Ottawa a beau avoir annoncé dans le budget qu’il allait modifier quatre lois pour mieux protéger les régimes de retraite lorsqu’une entreprise devient insolvable, le syndicat des Métallos, qui fait activement campagne à ce sujet depuis 2015, reste sceptique.

Le problème à régler est celui des travailleurs qui se retrouvent avec des prestations de retraite grandement amputées, lorsque l’entreprise pour laquelle ils travaillent se place sous la protection de la Loi sur les arrangements avec les créanciers, par exemple.

Les travailleurs n’étant pas considérés comme créanciers prioritaires, il ne leur reste qu’une partie de leurs prestations de retraite lorsque les banques et les autres créanciers ont été payés.

Dans son budget de mardi, le ministre des Finances, Bill Morneau, a annoncé que quatre lois seraient ainsi modifiées pour mieux protéger les régimes de retraite : la Loi sur les arrangements avec les créanciers de compagnies, la Loi sur la faillite et l’insolvabilité, la Loi canadienne sur les sociétés par actions et la Loi de 1985 sur les normes de prestation de pension.

Le budget Morneau prévoit de préciser spécifiquement dans le droit fédéral sur les régimes de retraite que « si un régime cesse ses activités, il doit quand même verser les prestations de pension tout comme lorsqu’il était actif ».

De façon plus générale, il parle d’exiger plus de transparence de la part des entreprises.

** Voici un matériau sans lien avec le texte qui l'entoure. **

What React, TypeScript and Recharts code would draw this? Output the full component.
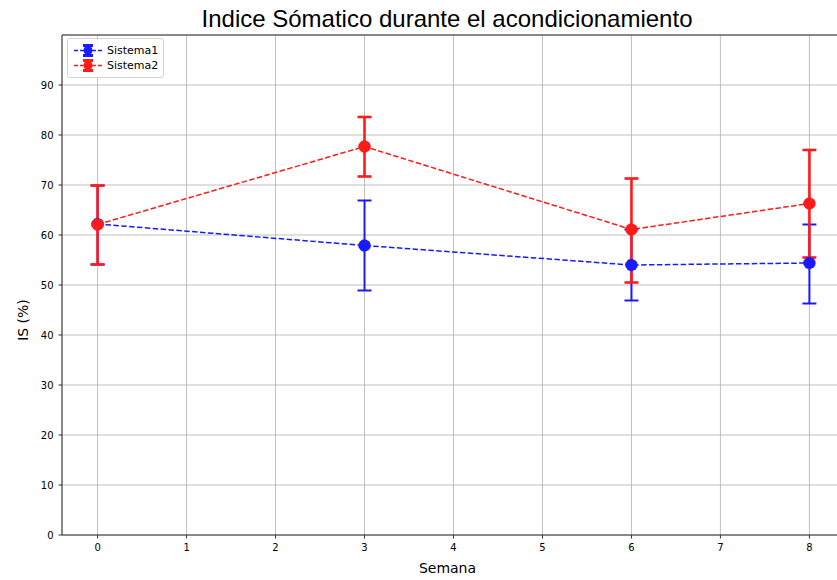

Les entreprises publiques de juridiction fédérale seront tenues de divulguer leur politique relative aux travailleurs, aux retraités et à la rémunération de la direction « ou d’expliquer pourquoi de telles politiques ne sont pas en place ».

Le budget ne précise pas comment il y parviendra, mais il propose d’accorder aux tribunaux une plus grande capacité d’examiner les montants versés aux cadres de direction dans les jours qui ont précédé la déclaration d’insolvabilité de l’entreprise.

« On a secoué les colonnes du temple »

« C’est un pas dans la bonne direction, c’est en soi une bonne nouvelle mais, en même temps, le diable est dans les détails. Les mesures sont bien générales. Comment ça va se traduire? », s’est demandé en entrevue Nicolas Lapierre, coordonnateur du syndicat des Métallos pour la Côte-Nord, le Bas Saint-Laurent, la Gaspésie et les Îles-de-la-Madeleine.

Le syndicat des Métallos, qui a vécu de tels cas, notamment celui de la minière Cliff, se bat depuis 2015 pour faire modifier la loi afin que le rang des travailleurs soit rehaussé comme créancier, lors d’une faillite d’entreprise. Il a notamment rencontré près de 200 députés pour les sensibiliser à la cause.

« Clairement, ce qu’on semble voir, c’est qu’on a réussi à secouer un peu les colonnes du temple en mettant de la pression », a-t-il conclu.

Mais faudra voir, s’empresse-t-il d’ajouter. « On reste sceptique, parce qu’on ne voit pas nécessairement là-dedans la couleur d’un projet de loi qui serait déposé et entériné d’ici juin. Ça va peut-être plus prendre la forme d’une promesse électorale. Et il va falloir recommencer tout ce processus-là après les élections », s’est-il désolé.

Dans le cas de la minière Cliff, le syndicat des Métallos a mené une longue bataille pour réussir à faire renflouer la caisse de retraite d’une somme de 18 M$. Les retraités, qui devaient voir leur rente amputée de 21 %, ne subiront finalement qu’une réduction de 8,5 %.